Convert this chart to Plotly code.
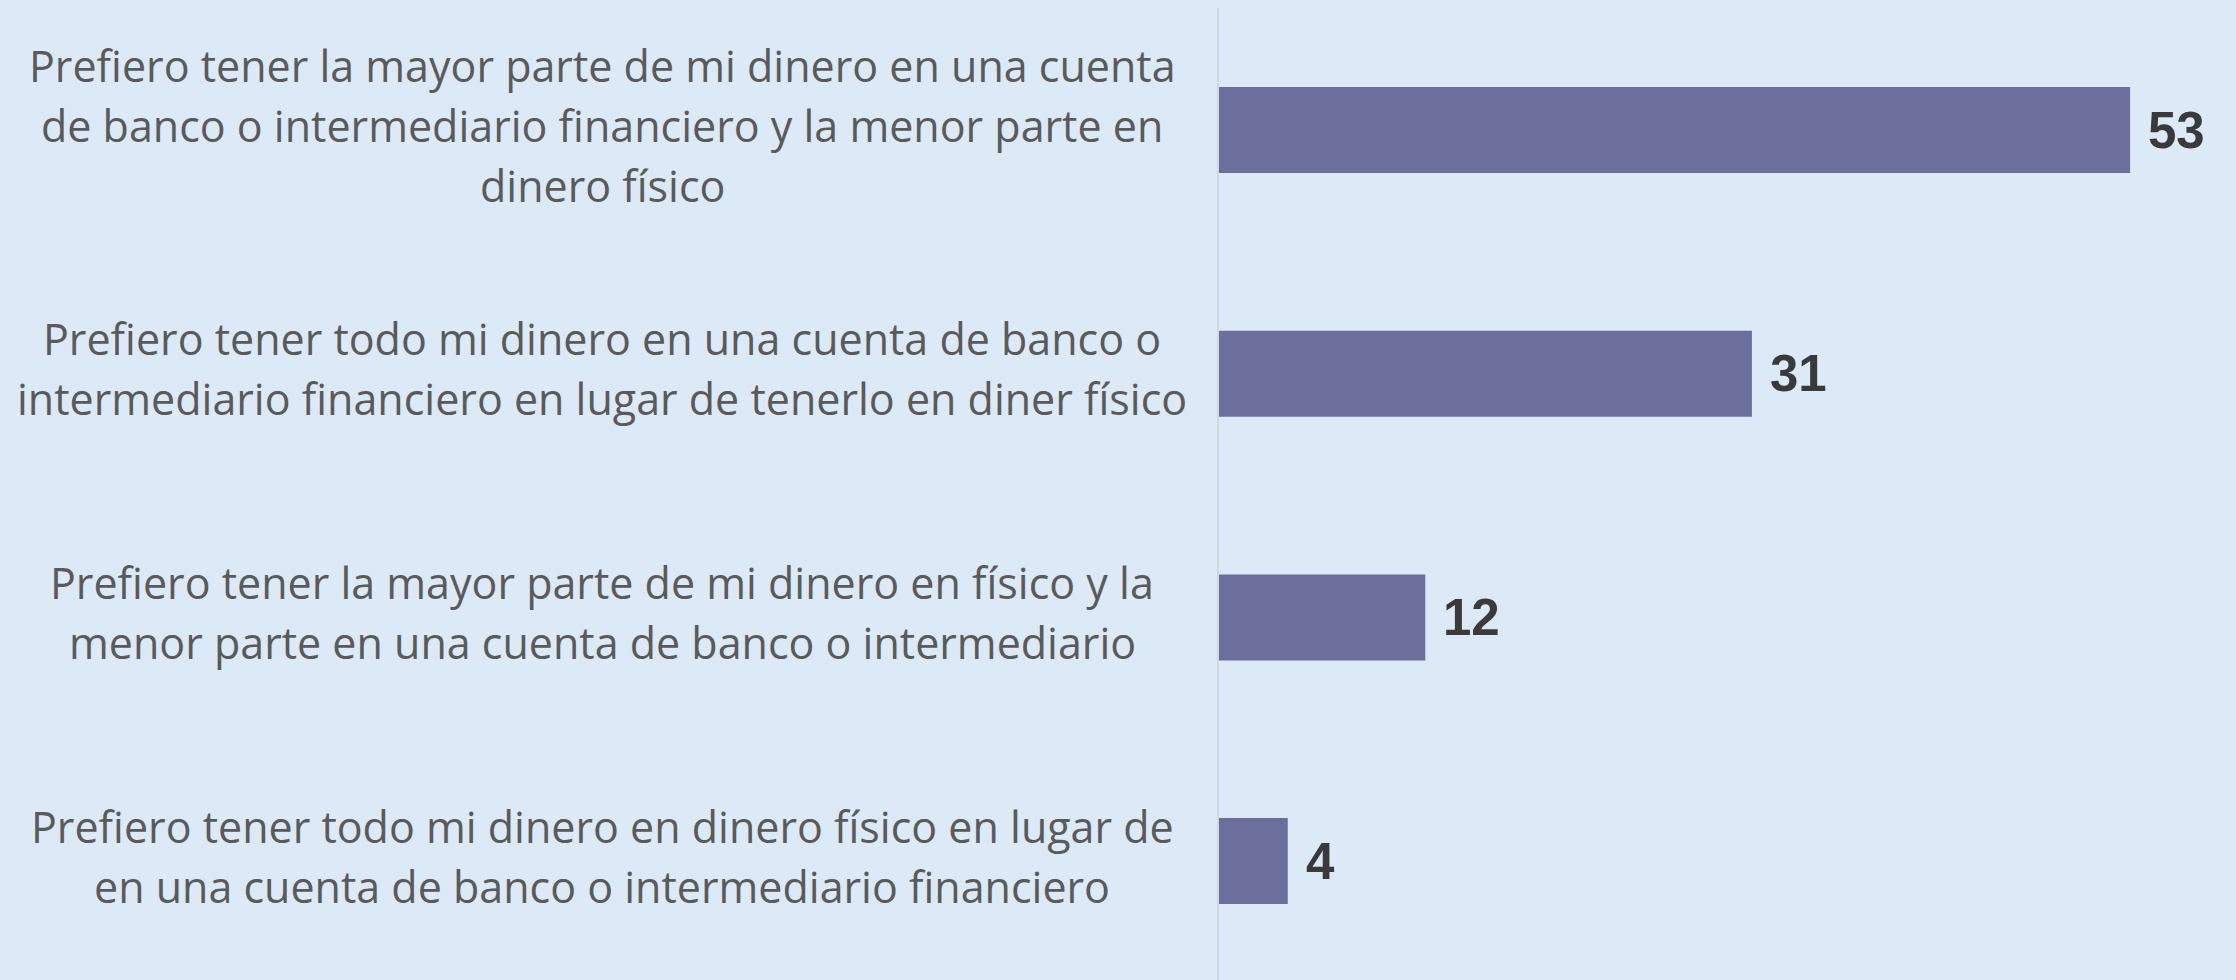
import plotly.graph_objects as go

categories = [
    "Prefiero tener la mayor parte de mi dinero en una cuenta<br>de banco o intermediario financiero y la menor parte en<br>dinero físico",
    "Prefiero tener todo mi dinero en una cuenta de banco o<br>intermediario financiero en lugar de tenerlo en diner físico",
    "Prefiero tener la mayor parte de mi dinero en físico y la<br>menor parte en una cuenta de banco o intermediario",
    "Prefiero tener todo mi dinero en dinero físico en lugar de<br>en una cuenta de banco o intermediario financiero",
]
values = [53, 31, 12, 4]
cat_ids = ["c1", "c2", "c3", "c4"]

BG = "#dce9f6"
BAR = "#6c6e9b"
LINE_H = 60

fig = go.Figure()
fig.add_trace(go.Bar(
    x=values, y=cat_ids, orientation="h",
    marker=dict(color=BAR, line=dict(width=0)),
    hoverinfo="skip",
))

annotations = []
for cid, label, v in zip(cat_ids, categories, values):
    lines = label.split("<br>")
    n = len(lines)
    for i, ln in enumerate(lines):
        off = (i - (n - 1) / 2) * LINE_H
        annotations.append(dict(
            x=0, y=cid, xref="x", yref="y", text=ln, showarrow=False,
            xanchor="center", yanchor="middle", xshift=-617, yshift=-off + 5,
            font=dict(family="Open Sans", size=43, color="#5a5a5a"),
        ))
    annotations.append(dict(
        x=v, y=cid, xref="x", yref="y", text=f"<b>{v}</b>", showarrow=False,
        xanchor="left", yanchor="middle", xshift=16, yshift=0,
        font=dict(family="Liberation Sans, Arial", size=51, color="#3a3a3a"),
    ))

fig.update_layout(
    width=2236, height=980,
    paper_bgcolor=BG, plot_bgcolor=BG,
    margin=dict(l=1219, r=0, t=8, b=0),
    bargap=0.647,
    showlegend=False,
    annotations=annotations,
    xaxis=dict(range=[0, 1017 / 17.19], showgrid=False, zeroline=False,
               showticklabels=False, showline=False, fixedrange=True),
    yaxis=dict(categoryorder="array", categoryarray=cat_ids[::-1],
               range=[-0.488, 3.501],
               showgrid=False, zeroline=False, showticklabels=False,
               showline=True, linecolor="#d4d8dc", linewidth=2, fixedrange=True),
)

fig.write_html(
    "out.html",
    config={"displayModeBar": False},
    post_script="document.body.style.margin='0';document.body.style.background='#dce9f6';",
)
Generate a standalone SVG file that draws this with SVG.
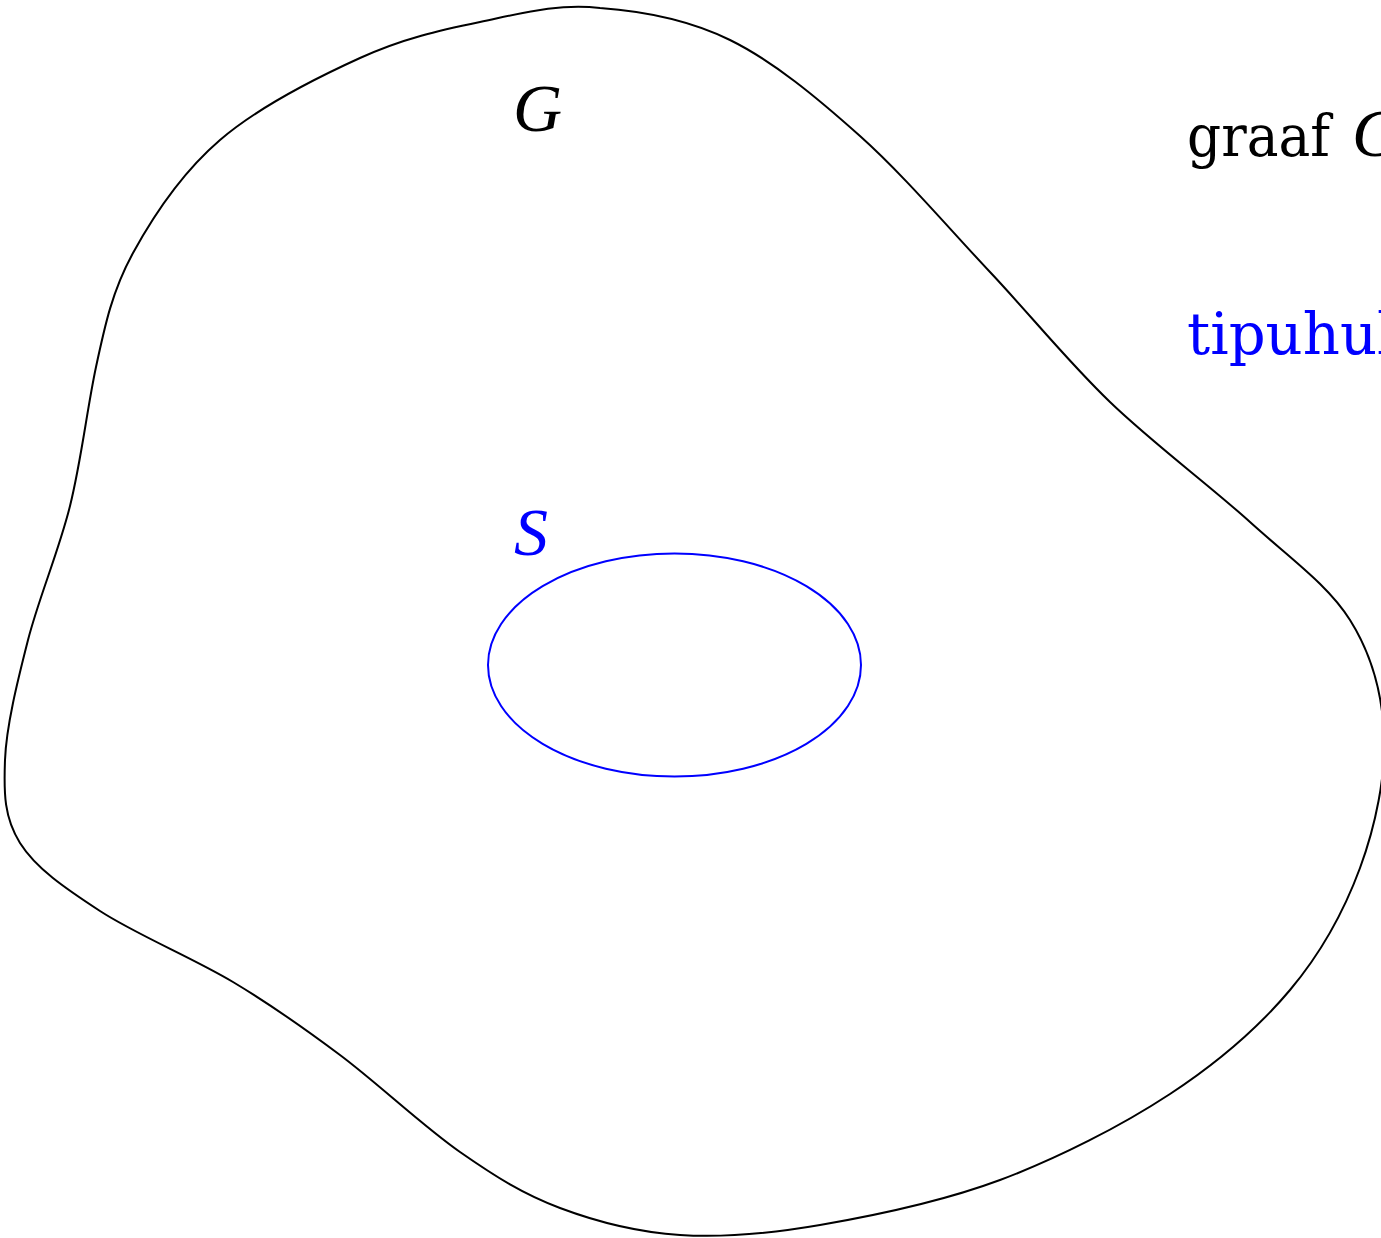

▶ Short exercise:
What is the number of lines in the data that hold the string "this"? Answer with the number only.

▶ Full output:
2